Words and phrases, Permanent Edn. Vol. 18, by Gabardine 'Gondola; Goalundo Ice Association Ltd. v. Commissioners of the Rajabari Muncality PLD 1952 Dacca 12 and Chamber's English Dictionary ref.
(c) Sales Tax Act (VII of 1990)---
----Ss.2(28)(33)(35)(41), 3AA & 14---Prohibition (Enforcement of Hadd) Order (4 of 1979), Art .17---Punjab Prohibition (Enforcement Hadd) Rules, 1979, R.12---Constitution of Pakistan (1973), Arts.185(3) & 199---Constitutional petition before High Court---Retailer of liquor-- Requirement of registration---Respondents being retailers of liquor were holding licences under Art.17 of Prohibition (Enforcement of Hadd) Order, 1979 read with R.12 of Punjab Prohibition (Enforcement of Hadd) Rules, 1979 to sell liquor to permit holders---Respondents challenged validity of notices issued to them for "sales tax registration of wine shops" in Constitutional petition---High Court allowed Constitutional petition on the ground that respondents were not supplying liquor to' general public within meaning of S.2(28) of Sales Tax Act, 1990, as the said supply was limited in number and could not be termed' as supply to general public---Appellants' contention was that supply of alcoholic liquor from "permit room' was a "supply" in terms of S.2(33) of Sales Tax Act, 1990, and as such was a taxable activity under S.2(35) of the Sales Tax Act, thus respondents being engaged in retail business of taxable supply were liable to be registered as retailers---Respondents' plea was that they having been already registered on account of their engagements in making sales tax supplies and services as hotel, were not required to be registered for second time as retailers ---Validity---"Making taxable supply as a hotel" and "supply of liquor" were distinct and were to be treated as such---Respondents could not substantiate their plea that once having been registered for making taxable supply as a hotel, they could not be required to be registered for second time as retailers of liquor---Spirit of term "general public" as used in S.2(28) in Sales Tax Act, 1990, was not to limit its scope, but to enhance the same---Construction placed by High Court on said term holding that customers of respondents did not fall within its scope was incorrect, as there was no legal justification for such a narrow construction of said term---Customers of respondents for said purpose were a section of general public, as such were fully covered by said term, and their exclusion was neither logical nor legally justified---Impugned notices were according to law, to which no exception could be taken---Supreme Court accepted the appeal/petition and set aside the judgment passed by High Court.

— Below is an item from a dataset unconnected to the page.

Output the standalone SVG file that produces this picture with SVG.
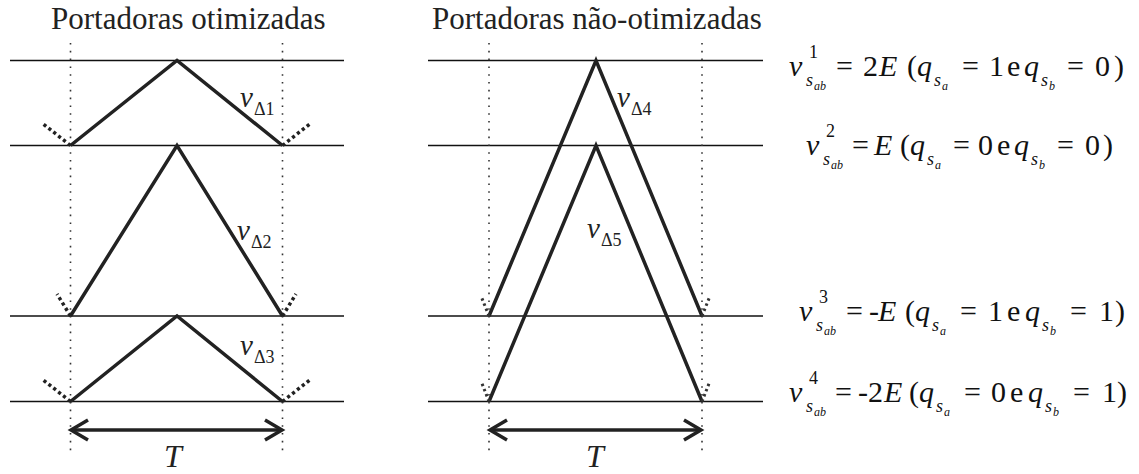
<svg xmlns="http://www.w3.org/2000/svg" width="1139" height="474" viewBox="0 0 1139 474">
<style>
.bg{fill:#fff}
.h{stroke:#111;stroke-width:1.5}
.dv{stroke:#333;stroke-width:1.6;stroke-dasharray:1.6 6.2}
.tri{stroke:#222;stroke-width:3.5;fill:none;stroke-linejoin:miter}
.ext{stroke:#222;stroke-width:3.5;stroke-dasharray:3.2 3}
.ext2{stroke:#333;stroke-width:3;stroke-dasharray:2.5 3}
.arr{stroke:#222;stroke-width:3.5;fill:none}
.title{font-family:'Liberation Serif','Times New Roman',serif;font-size:31px;fill:#222}
.eq{font-family:'Liberation Serif','Times New Roman',serif;font-size:30px;fill:#111}
.lbl{font-family:'Liberation Serif','Times New Roman',serif;font-size:29px;fill:#222}
.it{font-style:italic}
.sm{font-size:18px}
.xs{font-size:12px}
.T{font-family:'Liberation Serif','Times New Roman',serif;font-size:32px;font-style:italic;fill:#222}
</style>
<rect class="bg" x="0" y="0" width="1139" height="474"/>

<g id="titles">
<text class="title" x="51" y="29">Portadoras otimizadas</text>
<text class="title" x="432" y="29">Portadoras não-otimizadas</text>
</g>

<g id="grid">
<line class="h" x1="10" y1="60.5" x2="344" y2="60.5"/>
<line class="h" x1="10" y1="145.5" x2="344" y2="145.5"/>
<line class="h" x1="10" y1="316" x2="344" y2="316"/>
<line class="h" x1="10" y1="401.5" x2="344" y2="401.5"/>
<line class="h" x1="428" y1="60.5" x2="763" y2="60.5"/>
<line class="h" x1="428" y1="145.5" x2="763" y2="145.5"/>
<line class="h" x1="428" y1="316" x2="763" y2="316"/>
<line class="h" x1="428" y1="401.5" x2="763" y2="401.5"/>
<line class="dv" x1="70.5" y1="43" x2="70.5" y2="456"/>
<line class="dv" x1="282.5" y1="43" x2="282.5" y2="456"/>
<line class="dv" x1="489" y1="43" x2="489" y2="456"/>
<line class="dv" x1="702" y1="43" x2="702" y2="456"/>
</g>

<g id="carrier-d1">
<polyline class="tri" points="70.5,145.5 177,60.5 282.5,145.5"/>
<line class="ext" x1="70.5" y1="145.5" x2="42" y2="123"/>
<line class="ext" x1="282.5" y1="145.5" x2="311" y2="123"/>
<text class="lbl" x="240" y="107"><tspan class="it">v</tspan><tspan class="sm" dx="1" dy="8">Δ1</tspan></text>
</g>
<g id="carrier-d2">
<polyline class="tri" points="70.5,316 177,145.5 282.5,316"/>
<line class="ext" x1="70.5" y1="316" x2="57" y2="294"/>
<line class="ext" x1="282.5" y1="316" x2="296" y2="294"/>
<text class="lbl" x="237" y="240"><tspan class="it">v</tspan><tspan class="sm" dx="1" dy="8">Δ2</tspan></text>
</g>
<g id="carrier-d3">
<polyline class="tri" points="70.5,401.5 177,316 282.5,401.5"/>
<line class="ext" x1="70.5" y1="401.5" x2="42" y2="379"/>
<line class="ext" x1="282.5" y1="401.5" x2="311" y2="379"/>
<text class="lbl" x="240" y="355"><tspan class="it">v</tspan><tspan class="sm" dx="1" dy="8">Δ3</tspan></text>
</g>
<g id="carrier-d4">
<polyline class="tri" points="489,316 596,60.5 702,316"/>
<line class="ext2" x1="489" y1="316" x2="481" y2="296"/>
<line class="ext2" x1="702" y1="316" x2="710" y2="296"/>
<text class="lbl" x="617" y="107"><tspan class="it">v</tspan><tspan class="sm" dx="1" dy="8">Δ4</tspan></text>
</g>
<g id="carrier-d5">
<polyline class="tri" points="489,401.5 596,145.5 702,401.5"/>
<line class="ext2" x1="489" y1="401.5" x2="481" y2="381"/>
<line class="ext2" x1="702" y1="401.5" x2="710" y2="381"/>
<text class="lbl" x="587" y="238"><tspan class="it">v</tspan><tspan class="sm" dx="1" dy="8">Δ5</tspan></text>
</g>

<g id="connectors">
<line class="arr" x1="72" y1="430" x2="281" y2="430"/>
<polyline class="arr" points="88,420 71,430 88,440"/>
<polyline class="arr" points="265,420 282,430 265,440"/>
<line class="arr" x1="491" y1="430" x2="700" y2="430"/>
<polyline class="arr" points="507,420 490,430 507,440"/>
<polyline class="arr" points="684,420 701,430 684,440"/>
</g>

<g id="period-labels">
<text class="T" x="164" y="467">T</text>
<text class="T" x="586" y="467">T</text>
</g>

<g id="eq1">
<text class="eq">
<tspan class="it" x="789" y="76">v</tspan>
<tspan class="sm" x="809" y="58">1</tspan>
<tspan class="sm it" x="806" y="86">s</tspan><tspan class="xs it" x="814" y="90">ab</tspan>
<tspan x="836" y="76">=</tspan>
<tspan x="863" y="76">2</tspan>
<tspan class="it" x="879" y="76">E</tspan>
<tspan x="907" y="76">(</tspan>
<tspan class="it" x="917" y="76">q</tspan>
<tspan class="sm it" x="934" y="86">s</tspan><tspan class="xs it" x="942" y="90">a</tspan>
<tspan x="962" y="76">=</tspan>
<tspan x="989" y="76">1</tspan>
<tspan x="1007" y="76">e</tspan>
<tspan class="it" x="1024" y="76">q</tspan>
<tspan class="sm it" x="1041" y="86">s</tspan><tspan class="xs it" x="1049" y="90">b</tspan>
<tspan x="1067" y="76">=</tspan>
<tspan x="1095" y="76">0</tspan>
<tspan x="1114" y="76">)</tspan>
</text>
</g>

<g id="eq2">
<text class="eq">
<tspan class="it" x="806" y="155">v</tspan>
<tspan class="sm" x="826" y="137">2</tspan>
<tspan class="sm it" x="823" y="165">s</tspan><tspan class="xs it" x="831" y="169">ab</tspan>
<tspan x="852" y="155">=</tspan>
<tspan class="it" x="874" y="155">E</tspan>
<tspan x="900" y="155">(</tspan>
<tspan class="it" x="910" y="155">q</tspan>
<tspan class="sm it" x="927" y="165">s</tspan><tspan class="xs it" x="935" y="169">a</tspan>
<tspan x="953" y="155">=</tspan>
<tspan x="978" y="155">0</tspan>
<tspan x="997" y="155">e</tspan>
<tspan class="it" x="1014" y="155">q</tspan>
<tspan class="sm it" x="1031" y="165">s</tspan><tspan class="xs it" x="1039" y="169">b</tspan>
<tspan x="1057" y="155">=</tspan>
<tspan x="1085" y="155">0</tspan>
<tspan x="1103" y="155">)</tspan>
</text>
</g>

<g id="eq3">
<text class="eq">
<tspan class="it" x="799" y="321">v</tspan>
<tspan class="sm" x="819" y="303">3</tspan>
<tspan class="sm it" x="816" y="331">s</tspan><tspan class="xs it" x="824" y="335">ab</tspan>
<tspan x="846" y="321">=</tspan>
<tspan x="869" y="321">-</tspan>
<tspan class="it" x="878" y="321">E</tspan>
<tspan x="905" y="321">(</tspan>
<tspan class="it" x="915" y="321">q</tspan>
<tspan class="sm it" x="932" y="331">s</tspan><tspan class="xs it" x="940" y="335">a</tspan>
<tspan x="960" y="321">=</tspan>
<tspan x="988" y="321">1</tspan>
<tspan x="1007" y="321">e</tspan>
<tspan class="it" x="1025" y="321">q</tspan>
<tspan class="sm it" x="1042" y="331">s</tspan><tspan class="xs it" x="1050" y="335">b</tspan>
<tspan x="1070" y="321">=</tspan>
<tspan x="1099" y="321">1</tspan>
<tspan x="1115" y="321">)</tspan>
</text>
</g>

<g id="eq4">
<text class="eq">
<tspan class="it" x="789" y="402">v</tspan>
<tspan class="sm" x="809" y="384">4</tspan>
<tspan class="sm it" x="806" y="412">s</tspan><tspan class="xs it" x="814" y="416">ab</tspan>
<tspan x="835" y="402">=</tspan>
<tspan x="858" y="402">-</tspan>
<tspan x="868" y="402">2</tspan>
<tspan class="it" x="884" y="402">E</tspan>
<tspan x="909" y="402">(</tspan>
<tspan class="it" x="919" y="402">q</tspan>
<tspan class="sm it" x="936" y="412">s</tspan><tspan class="xs it" x="944" y="416">a</tspan>
<tspan x="964" y="402">=</tspan>
<tspan x="991" y="402">0</tspan>
<tspan x="1010" y="402">e</tspan>
<tspan class="it" x="1028" y="402">q</tspan>
<tspan class="sm it" x="1045" y="412">s</tspan><tspan class="xs it" x="1053" y="416">b</tspan>
<tspan x="1073" y="402">=</tspan>
<tspan x="1102" y="402">1</tspan>
<tspan x="1117" y="402">)</tspan>
</text>
</g>
</svg>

A. Karim Malik, Senior Advocate Supreme Court and Syed A. A. Jafari, Advocate-on-Record (absent) for Appellants (in C.A. No. 1587 of 1999).
K.M. Virk, Advocate Supreme Court and Muhammad Aslam Chaudhry, Advocate-on-Record (absent) for Appellants (in C.P. No.2564/L of 2000).
Ali Sibtain, Advocate Supreme Court for Respondents Nos.l and 2 (in C.A. No.1587 of 1999) and Tariq Mahmood Khokhar, Addl. A.-G. for Respondent No.3 (in C. A. No. 1587 of 1999).
Nemo for Respondent (in C.P. No.2564/L of 2000).
Date of hearing: 8th November, 2001.
JUDGMENT
NAZIM HUSSAIN SIDDIQUI, J.---Above-titled appeal and petition are directed against the judgments dated 18-9-1999 and 12-9-2000 passed by two different learned Single Judges in Chamber, Lahore High Court, Lahore in Writ Petition No.8154 of 1999 and Writ Petition No.8362 of .1999 respectively. In Writ Petition No.8362 of 1999, the judgment delivered in Writ Petition No.8154 of 1999, was followed.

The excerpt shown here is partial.